The Public Theater was so intrigued by his songs that it commissioned him four years ago to write a musical. Stew didn't know what the subject matter was going to be, and he didn't know how the story would be told. But he knew how he wanted it to sound.
"We knew we were going to invent something," Stew says, " 'cause we kind of knew this hadn't been done before, the goal being to bring the actual music that one hears in a club to the stage — not through some kind of theatrical musical-theater filter. You know, 'rock' musical — that term 'rock' should really be in quotations, right? Because it's not really rock music that anyone who likes rock music would actually listen to."
Portrait of the Artist
Stew wrote the show with Heidi Rodewald, his bass-playing producer and ex-girlfriend. She says the two of them, along with director Annie Dorsen, began working on Passing Strange by sitting in a room talking.
"It was as if we'd just played a show and we're hanging around, and Stew's just telling stories," Rodewald says. "It was pretty nice getting paid to do that."
What emerged from the process, Stew says, is a semi-autobiographical musical. It charts the journey of a character — known only as Youth — from his middle-class adolescence in Los Angeles, to sex and drugs in Amsterdam, to the tumultuous days in the Berlin arts world before the wall fell.
"It's what I like to call autobiographical fiction, in that every single thing that's happening on the stage, I can point to something in my life, some kind of corollary, you know, that corresponds in some way," Stew says. "But, was I in Europe when my mom died? No. Did the things that happened in Amsterdam in our play happen to me? Some of them, but not all.

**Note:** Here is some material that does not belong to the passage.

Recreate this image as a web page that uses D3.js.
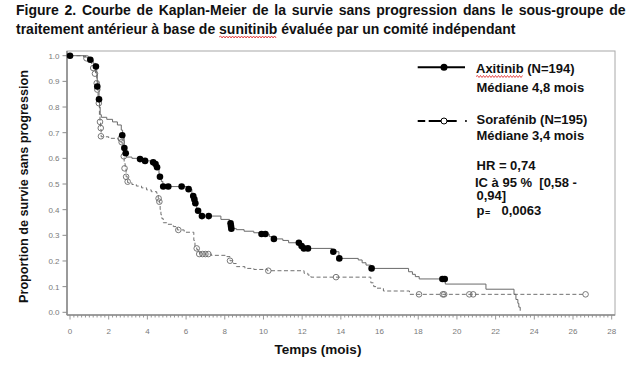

"It's really just about the costs of being a young artist," he says. "It's a 46-year-old guy looking back at the things that he did and the values he had in his 20s, sort of when you're making that decision to really be an artist, you know?"
Stew is on stage the whole time, with his band and with six actors, who play multiple roles. If the piece is about a young artist trying to find himself — to find his "real" self — the same is true of the staging.
"I'm not a fictional person onstage," Stew says. "I am myself. I am Stew. I call myself Narrator because it's boring to hear Stew all the time, you know, to read it. ... But I am my real self, and the band is real as well, you know? And I think we even try to let you know, from all the mask changing — I mean the real, human mask changing, not costumes — that even the actors are real."
Dorsen, the director, suggested the title, Passing Strange, from a line in Shakespeare's Othello — a play in which a black man navigates a white world. Othello, speaking of wooing his wife Desdemona, says, "She gave me for my pains a world of sighs / She swore, in faith, 'twas strange, 'twas passing strange."
"The resonances of it, obviously, go far beyond the original source, and there's a lot of discussion in the piece about passing and what that means — time passing, passing for black, passing for white," Dorsen says. "Passing for black is actually — I say that like it's a common idea, but of course it's not a common idea. Passing for white is the common idea. And on this piece, it's turned on its head."
In Passing Strange, the character of the Youth adopts a streetwise persona to impress his fellow artists in Berlin.
"He sees that he can play on being black," Stew says. "He can play on the same stereotypes that he was trying to avoid back home. He can actually play on those and manipulate them and use those stereotypes to his advantage in Europe."
Along the way, the Youth tries on a lot of different masks while looking for his true self. Dorsen says the Youth would rather write a song about loving the girl than actually love the girl.
"In every one of those crossroads, he chooses art," Dorsen says. "And he chooses art thinking that he's choosing life, you know? Because, as Stew later says, some of us feel like art is more real than life."
Actor Daniel Breaker, who plays the Youth, says he thinks Stew's coming-of-age story has universal audience appeal.
"Which is a big surprise — to see a mix of not just race, but also age and economic background, which is very exciting — to see a big mix of people coming to see the show," Breaker says. "And I think we want to put 'em all together, put this Benetton ad of audience members together and have a rock show, you know?"